[Cryptography] Other obvious issues being ignored?

Watson Ladd watsonbladd at gmail.com
Mon Oct 19 19:47:14 EDT 2015


On Mon, Oct 19, 2015 at 6:05 PM, Joshua Hill <josh-crypto at untruth.org> wrote:
> On Mon, Oct 19, 2015 at 01:10:30PM +0000, Thierry Moreau wrote:
>> The recent realization that public key cryptosystems having common
>> parameters (DH) may be vulnerable from the very fact that they rely on
>> common parameters is puzzling to me.
>
> These aren't unknown; if you read through papers that present the
> sieving-based discrete log algorithms, this sort of thing is commonly
> parenthetically mentioned. The "Imperfect forward security" paper did us
> the service of putting tab A in to slot B, and then actually highlighting
> reach of the result.
>
> I'd suggest (after going through the painful exercise of chasing down
> the specifics of exactly which DH parameters were in common use about a
> year ago) that it's a case of the people who know about these algorithm
> characteristics not really being that interested in the (often poorly
> documented or completely un-documented) implementation details, and
> those doing the implementation not knowing.

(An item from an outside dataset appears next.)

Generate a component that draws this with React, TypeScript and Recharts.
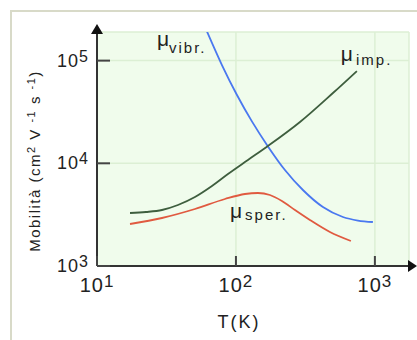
import { CartesianGrid, Label, Line, LineChart, ReferenceDot, XAxis, YAxis } from "recharts";

// temperature (K) and mobility values
const vibrT = [61.9, 79.3, 101.7, 130.3, 170, 225.2, 303.4, 422.7, 588.6, 754.6, 967.4];
const vibrMu = [192000, 90600, 46240, 25590, 14610, 8605, 5496, 3753, 3000, 2773, 2682];

const impT = [17.28, 22.52, 29.35, 38.25, 50.7, 67.2, 87.6, 122, 170, 289, 499, 742];
const impMu = [3281, 3357, 3510, 3926, 4697, 6011, 7866, 10770, 14740, 25240, 48360, 79180];

const sperT = [17.28, 29.35, 50.7, 83.4, 116.1, 144, 175.6, 214.2, 265.8, 340.7, 474.7, 672];
const sperMu = [2564, 2934, 3589, 4492, 5024, 5138, 4913, 4295, 3510, 2805, 2143, 1752];

const xTicks = [10, 100, 1000];
const yTicks = [1000, 10000, 100000];

const zip = (t: number[], mu: number[]) => t.map((v, i) => ({ t: v, mu: mu[i] }));

const FONT = "'Liberation Sans', Arial, sans-serif";
const INK = "#222";

function YTick(props: any) {
  const { x, y, payload } = props;
  const exp = Math.round(Math.log10(payload.value));
  return (
    <g>
      <line x1={x + 8} x2={x + 21} y1={y} y2={y} stroke="#444" strokeWidth={2} />
      <text x={x} y={y + 6} textAnchor="end" fontFamily={FONT} fontSize={18} fill={INK} letterSpacing={1}>
        10<tspan dy={-5} fontSize={16}>{exp}</tspan>
      </text>
    </g>
  );
}

function XTick(props: any) {
  const { x, y, payload } = props;
  const exp = Math.round(Math.log10(payload.value));
  return (
    <g>
      <line x1={x} x2={x} y1={y} y2={y - 10} stroke="#444" strokeWidth={2} />
      <text x={x} y={y + 26} textAnchor="middle" fontFamily={FONT} fontSize={20} fill={INK} letterSpacing={1}>
        10<tspan dy={-5} fontSize={17}>{exp}</tspan>
      </text>
    </g>
  );
}

function muLabel(sub: string, subDy: number, gap: number) {
  return (p: any) => (
    <text x={p.cx} y={p.cy} fontFamily={FONT} fill={INK}>
      <tspan fontSize={21}>μ</tspan>
      <tspan dx={gap} dy={subDy} fontSize={15} letterSpacing={2}>{sub}</tspan>
    </text>
  );
}

export default function App() {
  return (
    <div style={{ position: "absolute", left: 0, top: 0, width: 417, height: 340, background: "#fff" }}>
      <div
        style={{
          position: "absolute",
          left: 10,
          top: 10,
          right: 0,
          bottom: 0,
          borderLeft: "2px solid #d8dac8",
          borderTop: "2px solid #d8dac8",
        }}
      />
      <div style={{ position: "absolute", left: 0, top: 0 }}>
        <LineChart width={417} height={340} margin={{ top: 32, right: 8, bottom: 0, left: 0 }}>
          <CartesianGrid fill="#f0fcec" stroke="#dcefd4" strokeWidth={1.5} />
          <XAxis
            dataKey="t"
            type="number"
            scale="log"
            domain={[10, 1760]}
            ticks={xTicks}
            allowDataOverflow
            height={74}
            tickSize={0}
            tickMargin={0}
            tick={XTick}
            axisLine={{ stroke: "#333", strokeWidth: 2 }}
          >
            <Label
              content={() => (
                <text x={239} y={328} textAnchor="middle" fontFamily={FONT} fontSize={18} fill={INK} letterSpacing={2}>
                  T(K)
                </text>
              )}
            />
          </XAxis>
          <YAxis
            type="number"
            scale="log"
            domain={[1000, 190000]}
            ticks={yTicks}
            allowDataOverflow
            width={97}
            tickSize={0}
            tickMargin={8}
            tick={YTick}
            axisLine={{ stroke: "#333", strokeWidth: 2 }}
          >
            <Label
              content={() => (
                <text
                  x={40}
                  y={161}
                  transform="rotate(-90 40 161)"
                  textAnchor="middle"
                  fontFamily={FONT}
                  fontSize={15}
                  fill={INK}
                  letterSpacing={1.5}
                >
                  Mobilità (cm<tspan dy={-5} fontSize={11}>2</tspan>
                  <tspan dy={5}> V </tspan>
                  <tspan dy={-5} fontSize={11}>-1</tspan>
                  <tspan dy={5}> s </tspan>
                  <tspan dy={-5} fontSize={11}>-1</tspan>
                  <tspan dy={5}>)</tspan>
                </text>
              )}
            />
          </YAxis>
          <Line data={zip(vibrT, vibrMu)} dataKey="mu" type="monotone" stroke="#4a78f0" strokeWidth={1.8} dot={false} isAnimationActive={false} />
          <Line data={zip(impT, impMu)} dataKey="mu" type="monotone" stroke="#3e5e3e" strokeWidth={1.8} dot={false} isAnimationActive={false} />
          <Line data={zip(sperT, sperMu)} dataKey="mu" type="monotone" stroke="#e05a40" strokeWidth={1.8} dot={false} isAnimationActive={false} />
          <ReferenceDot x={27} y={140000} r={0} shape={muLabel("vibr.", 7, 0)} />
          <ReferenceDot x={569} y={100000} r={0} shape={muLabel("imp.", 4, 3)} />
          <ReferenceDot x={90.6} y={2940} r={0} shape={muLabel("sper.", 2, 3)} />
        </LineChart>
      </div>
      <svg width={417} height={340} style={{ position: "absolute", left: 0, top: 0, pointerEvents: "none" }}>
        <polygon points="91,34 103,34 97,24" fill="#111" />
        <polygon points="408,260 408,272 417,266" fill="#111" />
      </svg>
    </div>
  );
}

There were plenty of guidelines from NIST and others that said that
1024 bit DH should not be expected to provide any security after 2014.
One example is from 2007. You even had Suite B guidelines pointing out
ECC was much more efficient with higher security.
(one example: http://csrc.nist.gov/publications/nistpubs/800-57/sp800-57-Part1-revised2_Mar08-2007.pdf)
>
> To help with this, I suggest the following: if you implement a system
> that uses cryptographic constants, document what constants you use,
> how you arrived at these constants, and why you decided to use them.
>
>> What other "obvious" questions are we ignoring?
>
> I realize that this is intended as a rhetorical question, but I'll
> mention one thing that falls into the same category.
>
> If you know the factorization of the order of the group, you can apply
> Pohlig-Hellman to decompose the discrete log problem on a large group
> into several discrete log problems on (perhaps much!) smaller groups. This
> was traditionally coupled with the Pollard-rho algorithm or brute force,
> but in cases where more modern discrete log algorithms work, you can
> just as well use these more advanced algorithms to solve the subproblems.

This is not true. The size of the numbers that need to be smooth
depends on the modulus, which Pohlig-Hellman doesn't reduce.